** START OF Supplied information **

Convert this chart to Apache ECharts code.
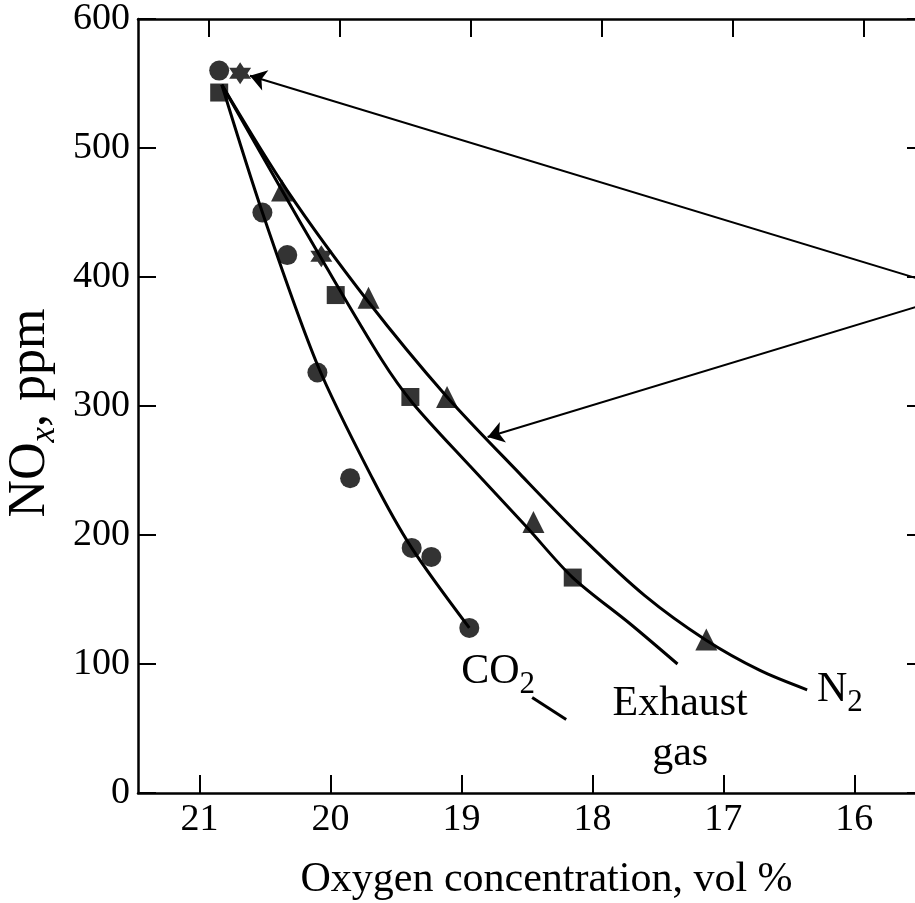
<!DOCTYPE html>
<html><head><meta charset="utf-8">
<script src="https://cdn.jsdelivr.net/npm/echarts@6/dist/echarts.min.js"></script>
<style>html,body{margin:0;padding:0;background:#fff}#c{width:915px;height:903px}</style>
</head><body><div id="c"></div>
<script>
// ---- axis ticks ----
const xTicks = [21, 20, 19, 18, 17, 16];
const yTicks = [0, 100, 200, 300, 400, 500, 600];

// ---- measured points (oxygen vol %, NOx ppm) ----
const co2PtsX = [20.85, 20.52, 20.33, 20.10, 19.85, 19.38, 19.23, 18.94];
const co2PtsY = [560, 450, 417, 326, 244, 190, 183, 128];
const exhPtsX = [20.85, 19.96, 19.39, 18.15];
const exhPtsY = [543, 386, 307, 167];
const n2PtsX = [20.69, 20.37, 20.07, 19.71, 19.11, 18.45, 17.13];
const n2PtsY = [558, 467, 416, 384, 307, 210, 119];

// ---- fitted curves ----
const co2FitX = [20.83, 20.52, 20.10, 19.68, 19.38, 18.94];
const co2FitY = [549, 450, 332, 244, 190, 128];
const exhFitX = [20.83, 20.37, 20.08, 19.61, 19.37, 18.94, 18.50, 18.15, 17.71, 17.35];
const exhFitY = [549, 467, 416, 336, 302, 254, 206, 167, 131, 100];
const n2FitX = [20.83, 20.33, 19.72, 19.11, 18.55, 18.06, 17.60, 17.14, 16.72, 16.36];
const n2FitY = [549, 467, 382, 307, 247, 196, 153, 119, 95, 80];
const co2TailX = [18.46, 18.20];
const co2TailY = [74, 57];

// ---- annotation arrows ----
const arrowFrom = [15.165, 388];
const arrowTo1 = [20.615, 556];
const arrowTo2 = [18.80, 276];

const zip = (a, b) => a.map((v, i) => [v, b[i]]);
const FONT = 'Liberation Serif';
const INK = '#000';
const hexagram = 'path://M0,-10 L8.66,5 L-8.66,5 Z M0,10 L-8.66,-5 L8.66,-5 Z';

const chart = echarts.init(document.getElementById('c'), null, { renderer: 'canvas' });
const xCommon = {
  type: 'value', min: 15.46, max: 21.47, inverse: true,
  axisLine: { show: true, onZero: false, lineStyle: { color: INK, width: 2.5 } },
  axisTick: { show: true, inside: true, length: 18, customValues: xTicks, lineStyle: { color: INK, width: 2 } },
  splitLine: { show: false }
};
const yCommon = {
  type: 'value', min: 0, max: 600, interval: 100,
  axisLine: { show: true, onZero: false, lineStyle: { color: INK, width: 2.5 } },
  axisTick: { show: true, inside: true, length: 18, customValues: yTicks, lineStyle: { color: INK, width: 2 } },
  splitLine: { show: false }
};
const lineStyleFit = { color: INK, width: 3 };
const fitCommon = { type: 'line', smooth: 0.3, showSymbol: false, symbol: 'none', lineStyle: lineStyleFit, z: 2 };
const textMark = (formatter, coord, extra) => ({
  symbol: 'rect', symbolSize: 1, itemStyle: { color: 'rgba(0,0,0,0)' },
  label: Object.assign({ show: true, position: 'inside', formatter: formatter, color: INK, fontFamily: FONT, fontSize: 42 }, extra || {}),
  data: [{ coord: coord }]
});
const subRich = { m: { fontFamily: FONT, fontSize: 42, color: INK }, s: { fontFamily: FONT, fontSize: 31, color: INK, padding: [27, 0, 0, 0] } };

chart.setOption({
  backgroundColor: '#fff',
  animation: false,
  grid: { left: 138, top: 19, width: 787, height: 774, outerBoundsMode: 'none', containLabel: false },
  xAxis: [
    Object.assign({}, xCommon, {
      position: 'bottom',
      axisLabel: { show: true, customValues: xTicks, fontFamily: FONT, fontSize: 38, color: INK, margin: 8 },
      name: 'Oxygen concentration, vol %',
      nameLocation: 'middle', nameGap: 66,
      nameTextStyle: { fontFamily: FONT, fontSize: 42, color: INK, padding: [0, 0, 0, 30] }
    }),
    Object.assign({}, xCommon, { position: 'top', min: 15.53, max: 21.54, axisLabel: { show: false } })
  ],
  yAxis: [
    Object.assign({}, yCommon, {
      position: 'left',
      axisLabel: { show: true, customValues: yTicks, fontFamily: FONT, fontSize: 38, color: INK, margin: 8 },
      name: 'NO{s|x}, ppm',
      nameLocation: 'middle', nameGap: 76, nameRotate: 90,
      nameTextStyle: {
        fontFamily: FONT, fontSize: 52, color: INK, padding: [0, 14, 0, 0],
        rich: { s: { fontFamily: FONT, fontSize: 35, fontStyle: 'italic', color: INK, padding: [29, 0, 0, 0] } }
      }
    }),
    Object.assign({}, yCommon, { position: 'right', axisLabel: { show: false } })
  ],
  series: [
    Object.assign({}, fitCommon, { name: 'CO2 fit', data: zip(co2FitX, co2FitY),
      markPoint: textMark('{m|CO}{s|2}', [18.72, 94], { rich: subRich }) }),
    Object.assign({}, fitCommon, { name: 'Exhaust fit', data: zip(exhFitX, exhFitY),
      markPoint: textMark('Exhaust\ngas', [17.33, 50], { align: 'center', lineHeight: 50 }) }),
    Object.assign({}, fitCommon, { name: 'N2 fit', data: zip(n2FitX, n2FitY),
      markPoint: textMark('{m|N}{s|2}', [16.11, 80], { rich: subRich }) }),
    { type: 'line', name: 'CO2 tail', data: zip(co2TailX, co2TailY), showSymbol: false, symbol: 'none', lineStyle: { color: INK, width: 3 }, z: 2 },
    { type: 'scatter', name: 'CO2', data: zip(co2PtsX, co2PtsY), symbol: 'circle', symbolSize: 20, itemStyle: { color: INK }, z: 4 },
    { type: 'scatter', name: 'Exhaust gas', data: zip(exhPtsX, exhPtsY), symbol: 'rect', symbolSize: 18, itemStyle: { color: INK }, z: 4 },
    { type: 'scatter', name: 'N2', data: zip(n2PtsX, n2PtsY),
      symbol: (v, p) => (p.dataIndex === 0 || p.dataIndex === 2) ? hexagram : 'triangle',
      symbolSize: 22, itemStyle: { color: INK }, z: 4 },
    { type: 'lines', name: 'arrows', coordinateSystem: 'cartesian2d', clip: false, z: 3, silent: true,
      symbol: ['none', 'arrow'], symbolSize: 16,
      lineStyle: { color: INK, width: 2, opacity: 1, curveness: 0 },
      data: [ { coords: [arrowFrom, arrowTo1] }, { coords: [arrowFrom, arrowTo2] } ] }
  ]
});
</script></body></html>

** END OF Supplied information **

Write out exactly the opening lines of the data, stopping after the line that holds "const hexagram = 'path://M0,-10". Exclude pictures.

Convert this chart to Apache ECharts code.
<!DOCTYPE html>
<html><head><meta charset="utf-8">
<script src="https://cdn.jsdelivr.net/npm/echarts@6/dist/echarts.min.js"></script>
<style>html,body{margin:0;padding:0;background:#fff}#c{width:915px;height:903px}</style>
</head><body><div id="c"></div>
<script>
// ---- axis ticks ----
const xTicks = [21, 20, 19, 18, 17, 16];
const yTicks = [0, 100, 200, 300, 400, 500, 600];

// ---- measured points (oxygen vol %, NOx ppm) ----
const co2PtsX = [20.85, 20.52, 20.33, 20.10, 19.85, 19.38, 19.23, 18.94];
const co2PtsY = [560, 450, 417, 326, 244, 190, 183, 128];
const exhPtsX = [20.85, 19.96, 19.39, 18.15];
const exhPtsY = [543, 386, 307, 167];
const n2PtsX = [20.69, 20.37, 20.07, 19.71, 19.11, 18.45, 17.13];
const n2PtsY = [558, 467, 416, 384, 307, 210, 119];

// ---- fitted curves ----
const co2FitX = [20.83, 20.52, 20.10, 19.68, 19.38, 18.94];
const co2FitY = [549, 450, 332, 244, 190, 128];
const exhFitX = [20.83, 20.37, 20.08, 19.61, 19.37, 18.94, 18.50, 18.15, 17.71, 17.35];
const exhFitY = [549, 467, 416, 336, 302, 254, 206, 167, 131, 100];
const n2FitX = [20.83, 20.33, 19.72, 19.11, 18.55, 18.06, 17.60, 17.14, 16.72, 16.36];
const n2FitY = [549, 467, 382, 307, 247, 196, 153, 119, 95, 80];
const co2TailX = [18.46, 18.20];
const co2TailY = [74, 57];

// ---- annotation arrows ----
const arrowFrom = [15.165, 388];
const arrowTo1 = [20.615, 556];
const arrowTo2 = [18.80, 276];

const zip = (a, b) => a.map((v, i) => [v, b[i]]);
const FONT = 'Liberation Serif';
const INK = '#000';
const hexagram = 'path://M0,-10 L8.66,5 L-8.66,5 Z M0,10 L-8.66,-5 L8.66,-5 Z';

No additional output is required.